Request:
Exactly retype the lines from the top of the data through the line containing "from matplotlib.patches import Rectangle", leaving out every picture.

::: Data supplied :::

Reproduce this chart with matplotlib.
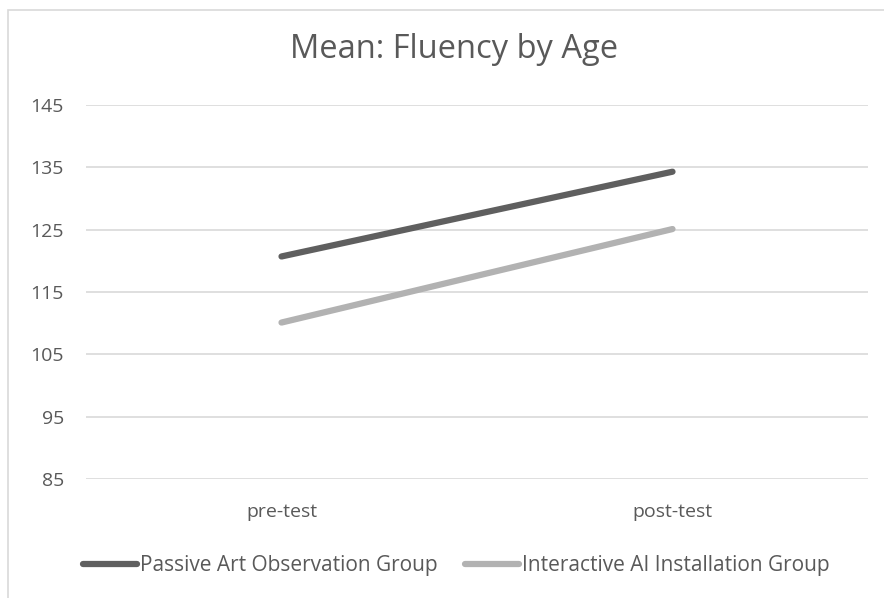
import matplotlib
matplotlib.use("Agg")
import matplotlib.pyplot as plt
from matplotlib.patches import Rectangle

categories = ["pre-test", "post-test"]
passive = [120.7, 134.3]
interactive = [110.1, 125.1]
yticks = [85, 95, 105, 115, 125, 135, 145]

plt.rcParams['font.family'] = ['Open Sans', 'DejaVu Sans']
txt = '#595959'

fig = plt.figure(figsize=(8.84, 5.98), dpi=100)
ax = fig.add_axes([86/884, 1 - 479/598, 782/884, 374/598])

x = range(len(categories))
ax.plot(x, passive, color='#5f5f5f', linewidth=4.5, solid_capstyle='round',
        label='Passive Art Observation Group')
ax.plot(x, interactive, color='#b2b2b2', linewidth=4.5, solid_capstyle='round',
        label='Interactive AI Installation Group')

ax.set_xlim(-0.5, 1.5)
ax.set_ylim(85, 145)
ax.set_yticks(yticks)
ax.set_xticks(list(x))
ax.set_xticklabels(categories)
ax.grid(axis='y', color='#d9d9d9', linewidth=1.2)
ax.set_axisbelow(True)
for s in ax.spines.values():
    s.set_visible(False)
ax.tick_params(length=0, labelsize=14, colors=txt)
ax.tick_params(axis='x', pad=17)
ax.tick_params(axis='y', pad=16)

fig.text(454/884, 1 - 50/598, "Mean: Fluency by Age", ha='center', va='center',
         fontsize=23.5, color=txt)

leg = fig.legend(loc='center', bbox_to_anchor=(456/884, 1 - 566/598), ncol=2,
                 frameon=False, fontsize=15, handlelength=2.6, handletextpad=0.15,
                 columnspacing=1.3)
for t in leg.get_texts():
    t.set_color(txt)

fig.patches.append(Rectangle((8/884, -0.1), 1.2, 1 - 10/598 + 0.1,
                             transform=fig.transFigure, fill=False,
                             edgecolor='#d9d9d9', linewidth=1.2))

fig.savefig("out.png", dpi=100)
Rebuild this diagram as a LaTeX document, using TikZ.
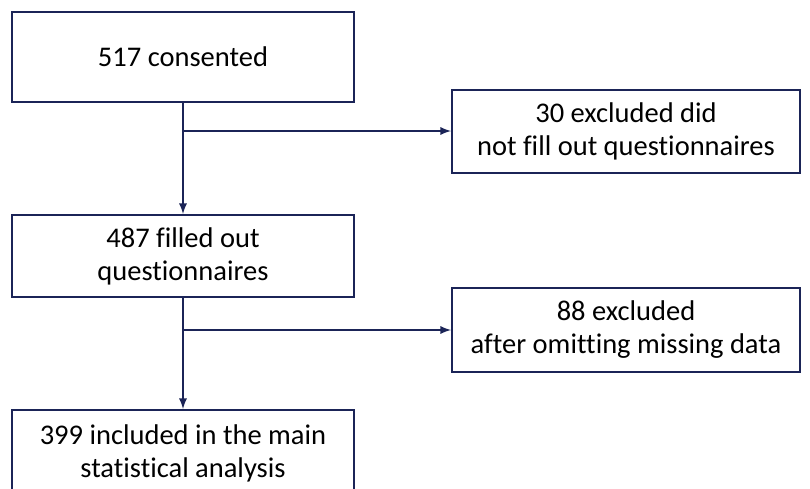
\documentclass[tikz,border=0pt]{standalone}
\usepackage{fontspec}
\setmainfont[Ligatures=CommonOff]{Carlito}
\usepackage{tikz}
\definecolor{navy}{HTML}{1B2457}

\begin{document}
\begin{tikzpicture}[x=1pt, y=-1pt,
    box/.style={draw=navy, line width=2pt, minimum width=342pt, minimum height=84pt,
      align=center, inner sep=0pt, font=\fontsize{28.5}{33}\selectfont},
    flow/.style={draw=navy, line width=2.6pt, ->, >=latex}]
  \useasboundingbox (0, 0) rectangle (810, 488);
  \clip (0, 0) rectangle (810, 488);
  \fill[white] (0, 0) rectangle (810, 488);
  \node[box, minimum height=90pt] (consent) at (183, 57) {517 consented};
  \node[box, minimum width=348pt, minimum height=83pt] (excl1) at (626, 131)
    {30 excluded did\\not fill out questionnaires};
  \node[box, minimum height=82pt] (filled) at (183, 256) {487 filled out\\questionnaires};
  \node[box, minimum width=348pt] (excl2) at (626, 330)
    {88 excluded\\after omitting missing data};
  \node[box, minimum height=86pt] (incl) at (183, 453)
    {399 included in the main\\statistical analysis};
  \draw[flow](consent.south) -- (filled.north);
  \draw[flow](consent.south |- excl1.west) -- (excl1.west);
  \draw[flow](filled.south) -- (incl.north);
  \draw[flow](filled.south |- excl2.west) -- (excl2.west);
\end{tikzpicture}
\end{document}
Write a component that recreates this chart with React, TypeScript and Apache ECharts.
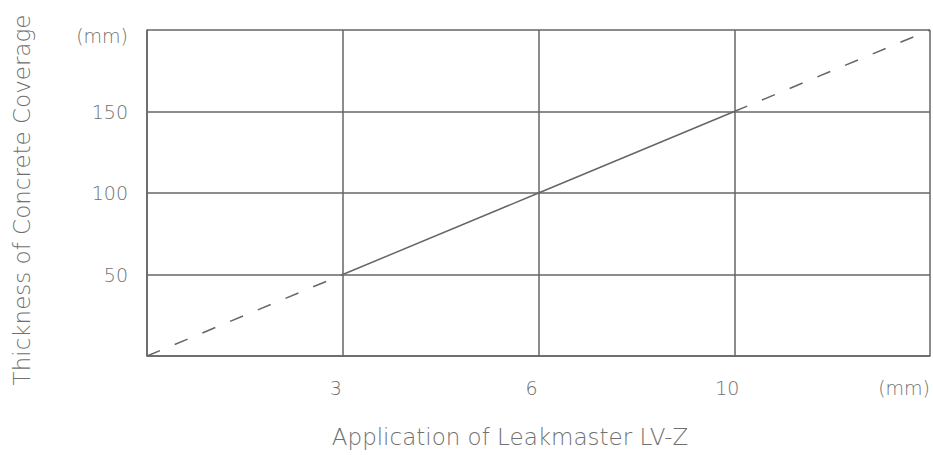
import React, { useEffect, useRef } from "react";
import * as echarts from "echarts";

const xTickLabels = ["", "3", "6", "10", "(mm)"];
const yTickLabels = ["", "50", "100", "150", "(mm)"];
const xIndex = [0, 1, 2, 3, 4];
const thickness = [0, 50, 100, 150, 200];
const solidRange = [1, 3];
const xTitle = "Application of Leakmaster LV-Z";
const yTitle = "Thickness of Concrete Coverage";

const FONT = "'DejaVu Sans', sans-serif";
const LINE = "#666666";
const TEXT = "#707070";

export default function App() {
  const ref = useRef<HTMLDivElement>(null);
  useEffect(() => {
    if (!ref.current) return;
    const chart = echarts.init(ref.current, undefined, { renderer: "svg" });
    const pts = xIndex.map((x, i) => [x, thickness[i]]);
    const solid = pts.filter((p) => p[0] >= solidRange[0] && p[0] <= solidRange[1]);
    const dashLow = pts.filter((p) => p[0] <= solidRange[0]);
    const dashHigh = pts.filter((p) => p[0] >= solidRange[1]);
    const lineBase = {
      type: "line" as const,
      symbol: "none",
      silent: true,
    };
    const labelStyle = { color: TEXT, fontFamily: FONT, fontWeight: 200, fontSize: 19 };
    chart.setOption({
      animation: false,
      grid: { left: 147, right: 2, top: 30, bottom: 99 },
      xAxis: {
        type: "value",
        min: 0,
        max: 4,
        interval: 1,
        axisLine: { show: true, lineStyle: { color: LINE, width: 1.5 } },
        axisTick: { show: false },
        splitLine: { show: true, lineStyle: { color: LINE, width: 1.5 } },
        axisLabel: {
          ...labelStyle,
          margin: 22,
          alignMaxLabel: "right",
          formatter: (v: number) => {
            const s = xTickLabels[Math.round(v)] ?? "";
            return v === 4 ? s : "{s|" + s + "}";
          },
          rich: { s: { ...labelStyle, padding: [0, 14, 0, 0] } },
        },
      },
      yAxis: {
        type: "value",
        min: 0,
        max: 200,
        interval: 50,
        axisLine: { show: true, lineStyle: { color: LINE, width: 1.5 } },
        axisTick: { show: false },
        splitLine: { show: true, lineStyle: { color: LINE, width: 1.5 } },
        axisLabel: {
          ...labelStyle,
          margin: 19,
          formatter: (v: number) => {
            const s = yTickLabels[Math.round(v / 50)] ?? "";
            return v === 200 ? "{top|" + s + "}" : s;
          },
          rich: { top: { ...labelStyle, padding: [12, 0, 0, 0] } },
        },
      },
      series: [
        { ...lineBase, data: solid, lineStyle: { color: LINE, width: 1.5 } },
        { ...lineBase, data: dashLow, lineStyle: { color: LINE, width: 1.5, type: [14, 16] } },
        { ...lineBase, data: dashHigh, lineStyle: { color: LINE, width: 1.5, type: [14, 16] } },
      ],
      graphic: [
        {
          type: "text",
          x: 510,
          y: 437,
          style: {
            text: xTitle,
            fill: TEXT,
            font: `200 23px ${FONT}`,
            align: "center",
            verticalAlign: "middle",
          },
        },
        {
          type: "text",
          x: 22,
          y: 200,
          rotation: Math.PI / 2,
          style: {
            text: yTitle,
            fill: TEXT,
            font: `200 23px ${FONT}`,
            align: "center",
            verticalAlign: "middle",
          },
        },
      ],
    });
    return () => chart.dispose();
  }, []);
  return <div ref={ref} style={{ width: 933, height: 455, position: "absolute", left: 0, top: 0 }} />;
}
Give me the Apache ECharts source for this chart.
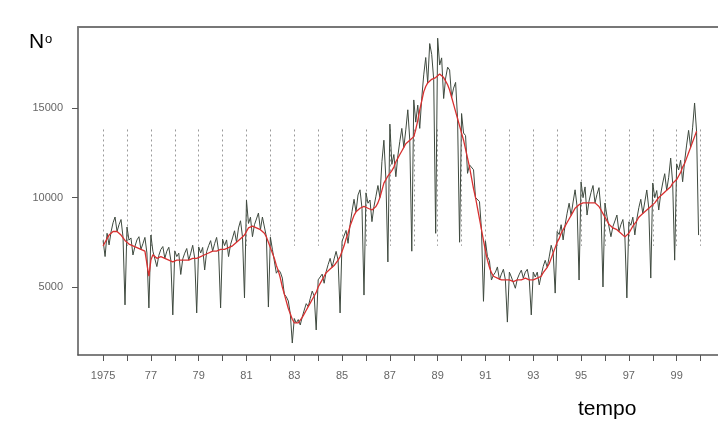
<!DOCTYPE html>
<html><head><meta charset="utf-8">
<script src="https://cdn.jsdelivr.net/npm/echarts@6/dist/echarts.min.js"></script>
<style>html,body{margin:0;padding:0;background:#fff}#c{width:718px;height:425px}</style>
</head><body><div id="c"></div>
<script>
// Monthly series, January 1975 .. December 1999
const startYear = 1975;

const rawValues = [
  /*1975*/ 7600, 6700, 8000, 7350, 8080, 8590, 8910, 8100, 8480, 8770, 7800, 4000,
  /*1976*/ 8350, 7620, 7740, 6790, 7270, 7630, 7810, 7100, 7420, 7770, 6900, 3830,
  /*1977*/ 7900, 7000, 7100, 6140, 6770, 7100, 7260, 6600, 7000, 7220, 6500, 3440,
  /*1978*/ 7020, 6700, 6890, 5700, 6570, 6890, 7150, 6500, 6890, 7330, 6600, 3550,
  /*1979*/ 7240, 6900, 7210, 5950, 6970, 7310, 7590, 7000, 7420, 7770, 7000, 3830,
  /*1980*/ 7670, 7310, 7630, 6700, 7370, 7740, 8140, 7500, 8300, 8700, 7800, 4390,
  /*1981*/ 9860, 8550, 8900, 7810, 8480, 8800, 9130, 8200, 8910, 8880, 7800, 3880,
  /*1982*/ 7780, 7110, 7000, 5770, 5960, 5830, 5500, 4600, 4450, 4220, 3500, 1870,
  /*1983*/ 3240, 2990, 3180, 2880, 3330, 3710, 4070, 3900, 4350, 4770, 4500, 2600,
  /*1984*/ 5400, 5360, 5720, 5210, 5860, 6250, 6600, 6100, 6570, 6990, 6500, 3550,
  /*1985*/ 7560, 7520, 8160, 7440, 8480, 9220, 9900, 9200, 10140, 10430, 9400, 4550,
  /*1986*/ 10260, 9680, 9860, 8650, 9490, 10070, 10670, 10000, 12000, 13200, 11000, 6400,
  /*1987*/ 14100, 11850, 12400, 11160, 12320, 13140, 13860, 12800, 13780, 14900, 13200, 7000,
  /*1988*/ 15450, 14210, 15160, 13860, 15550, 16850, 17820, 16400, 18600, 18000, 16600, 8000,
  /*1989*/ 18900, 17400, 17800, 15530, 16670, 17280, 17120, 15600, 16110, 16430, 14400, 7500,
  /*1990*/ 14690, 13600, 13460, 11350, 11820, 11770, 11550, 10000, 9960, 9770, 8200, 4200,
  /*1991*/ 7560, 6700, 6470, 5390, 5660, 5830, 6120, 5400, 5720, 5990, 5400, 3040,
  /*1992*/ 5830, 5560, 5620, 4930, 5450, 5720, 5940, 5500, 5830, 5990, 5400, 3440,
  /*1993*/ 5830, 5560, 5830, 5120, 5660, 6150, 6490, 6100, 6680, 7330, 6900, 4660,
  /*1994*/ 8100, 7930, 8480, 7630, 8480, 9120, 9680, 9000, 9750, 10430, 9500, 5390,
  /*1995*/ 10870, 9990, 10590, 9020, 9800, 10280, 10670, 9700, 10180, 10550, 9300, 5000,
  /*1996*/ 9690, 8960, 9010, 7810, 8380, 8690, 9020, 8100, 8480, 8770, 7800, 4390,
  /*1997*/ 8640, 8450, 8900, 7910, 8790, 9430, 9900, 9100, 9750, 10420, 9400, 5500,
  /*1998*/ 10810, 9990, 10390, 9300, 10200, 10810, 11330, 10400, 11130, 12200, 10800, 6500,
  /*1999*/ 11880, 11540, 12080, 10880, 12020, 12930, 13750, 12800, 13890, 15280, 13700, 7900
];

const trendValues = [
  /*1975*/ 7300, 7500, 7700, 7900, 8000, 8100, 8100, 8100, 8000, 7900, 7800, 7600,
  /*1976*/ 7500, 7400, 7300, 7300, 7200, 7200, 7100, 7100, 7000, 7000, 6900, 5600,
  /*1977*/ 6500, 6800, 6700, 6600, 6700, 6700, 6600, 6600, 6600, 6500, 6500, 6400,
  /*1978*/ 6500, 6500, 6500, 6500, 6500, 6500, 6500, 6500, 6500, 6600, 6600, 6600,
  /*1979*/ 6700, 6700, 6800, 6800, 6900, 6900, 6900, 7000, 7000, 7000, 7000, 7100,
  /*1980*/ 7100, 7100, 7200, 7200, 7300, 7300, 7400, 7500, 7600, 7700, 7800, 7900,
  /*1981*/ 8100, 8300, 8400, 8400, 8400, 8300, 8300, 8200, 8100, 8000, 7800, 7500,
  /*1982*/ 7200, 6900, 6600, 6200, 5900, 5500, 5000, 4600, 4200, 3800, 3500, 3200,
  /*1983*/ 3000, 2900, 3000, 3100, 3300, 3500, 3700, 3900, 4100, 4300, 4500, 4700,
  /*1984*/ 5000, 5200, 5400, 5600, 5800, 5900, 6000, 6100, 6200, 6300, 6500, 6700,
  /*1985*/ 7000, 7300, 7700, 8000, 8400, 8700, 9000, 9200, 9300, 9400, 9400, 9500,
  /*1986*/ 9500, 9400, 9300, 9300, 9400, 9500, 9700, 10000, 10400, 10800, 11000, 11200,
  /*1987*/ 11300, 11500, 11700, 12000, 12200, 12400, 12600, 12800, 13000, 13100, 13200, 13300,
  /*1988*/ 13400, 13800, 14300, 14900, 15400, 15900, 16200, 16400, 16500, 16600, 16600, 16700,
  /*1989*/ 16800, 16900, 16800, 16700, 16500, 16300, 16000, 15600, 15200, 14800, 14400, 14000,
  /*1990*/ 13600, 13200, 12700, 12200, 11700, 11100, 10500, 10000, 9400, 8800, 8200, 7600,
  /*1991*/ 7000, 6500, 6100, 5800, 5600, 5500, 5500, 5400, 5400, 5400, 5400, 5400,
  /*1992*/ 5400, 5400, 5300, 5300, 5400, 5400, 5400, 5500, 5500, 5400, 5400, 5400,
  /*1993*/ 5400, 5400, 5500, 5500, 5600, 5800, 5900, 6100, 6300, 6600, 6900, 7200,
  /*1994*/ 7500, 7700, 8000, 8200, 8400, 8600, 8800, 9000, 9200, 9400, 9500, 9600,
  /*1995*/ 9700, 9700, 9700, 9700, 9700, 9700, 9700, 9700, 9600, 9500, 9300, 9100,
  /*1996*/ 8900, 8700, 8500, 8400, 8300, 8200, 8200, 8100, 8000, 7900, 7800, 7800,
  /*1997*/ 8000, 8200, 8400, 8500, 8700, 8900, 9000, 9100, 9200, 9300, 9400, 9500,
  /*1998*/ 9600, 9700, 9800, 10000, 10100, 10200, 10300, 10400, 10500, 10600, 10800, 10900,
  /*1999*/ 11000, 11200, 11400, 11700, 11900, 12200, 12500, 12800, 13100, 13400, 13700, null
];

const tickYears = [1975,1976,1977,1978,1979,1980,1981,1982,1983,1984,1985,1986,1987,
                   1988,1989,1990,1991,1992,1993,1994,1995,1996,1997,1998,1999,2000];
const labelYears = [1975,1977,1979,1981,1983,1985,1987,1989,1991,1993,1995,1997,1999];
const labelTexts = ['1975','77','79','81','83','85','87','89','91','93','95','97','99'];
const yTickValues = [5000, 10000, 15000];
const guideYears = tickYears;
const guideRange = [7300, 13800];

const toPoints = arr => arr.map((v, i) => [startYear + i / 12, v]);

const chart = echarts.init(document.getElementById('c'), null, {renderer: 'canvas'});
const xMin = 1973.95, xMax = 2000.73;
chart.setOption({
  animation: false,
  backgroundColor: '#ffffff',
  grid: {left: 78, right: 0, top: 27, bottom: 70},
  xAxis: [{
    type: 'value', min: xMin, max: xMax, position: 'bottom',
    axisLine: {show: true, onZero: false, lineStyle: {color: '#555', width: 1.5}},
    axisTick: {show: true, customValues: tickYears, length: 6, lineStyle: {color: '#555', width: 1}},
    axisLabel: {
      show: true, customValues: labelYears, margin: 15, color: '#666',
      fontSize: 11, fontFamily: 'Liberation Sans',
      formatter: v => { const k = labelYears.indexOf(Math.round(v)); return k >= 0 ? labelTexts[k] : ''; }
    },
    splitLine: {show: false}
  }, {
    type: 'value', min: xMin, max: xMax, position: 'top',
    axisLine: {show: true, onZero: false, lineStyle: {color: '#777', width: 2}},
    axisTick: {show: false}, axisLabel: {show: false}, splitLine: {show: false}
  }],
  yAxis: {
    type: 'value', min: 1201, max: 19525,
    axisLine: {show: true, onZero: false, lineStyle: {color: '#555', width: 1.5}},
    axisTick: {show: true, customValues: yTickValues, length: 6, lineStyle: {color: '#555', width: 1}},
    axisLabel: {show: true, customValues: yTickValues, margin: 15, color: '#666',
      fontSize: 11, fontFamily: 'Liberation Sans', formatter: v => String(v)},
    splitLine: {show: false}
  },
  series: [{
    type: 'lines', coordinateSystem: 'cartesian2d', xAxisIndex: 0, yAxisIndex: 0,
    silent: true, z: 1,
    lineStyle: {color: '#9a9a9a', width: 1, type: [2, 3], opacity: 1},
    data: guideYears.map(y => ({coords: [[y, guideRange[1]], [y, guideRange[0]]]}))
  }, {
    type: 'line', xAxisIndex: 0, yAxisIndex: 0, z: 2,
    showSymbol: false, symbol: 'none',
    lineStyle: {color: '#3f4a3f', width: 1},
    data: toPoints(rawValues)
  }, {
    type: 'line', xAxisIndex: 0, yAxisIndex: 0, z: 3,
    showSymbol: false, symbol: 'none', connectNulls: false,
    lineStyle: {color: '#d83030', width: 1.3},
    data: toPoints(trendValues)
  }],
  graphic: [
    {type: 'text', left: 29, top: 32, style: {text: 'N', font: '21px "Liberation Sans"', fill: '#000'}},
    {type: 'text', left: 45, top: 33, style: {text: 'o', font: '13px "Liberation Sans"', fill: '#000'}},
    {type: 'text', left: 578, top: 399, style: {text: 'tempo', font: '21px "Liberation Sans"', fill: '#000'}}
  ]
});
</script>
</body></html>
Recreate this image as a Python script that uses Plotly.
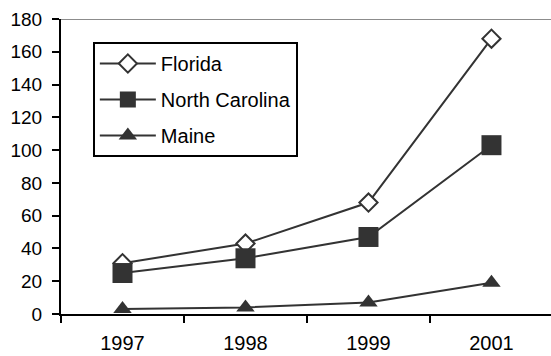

:::

Answer below:
Reproduce this chart with matplotlib.
import matplotlib
matplotlib.use("Agg")
import matplotlib.pyplot as plt
from matplotlib.patches import Rectangle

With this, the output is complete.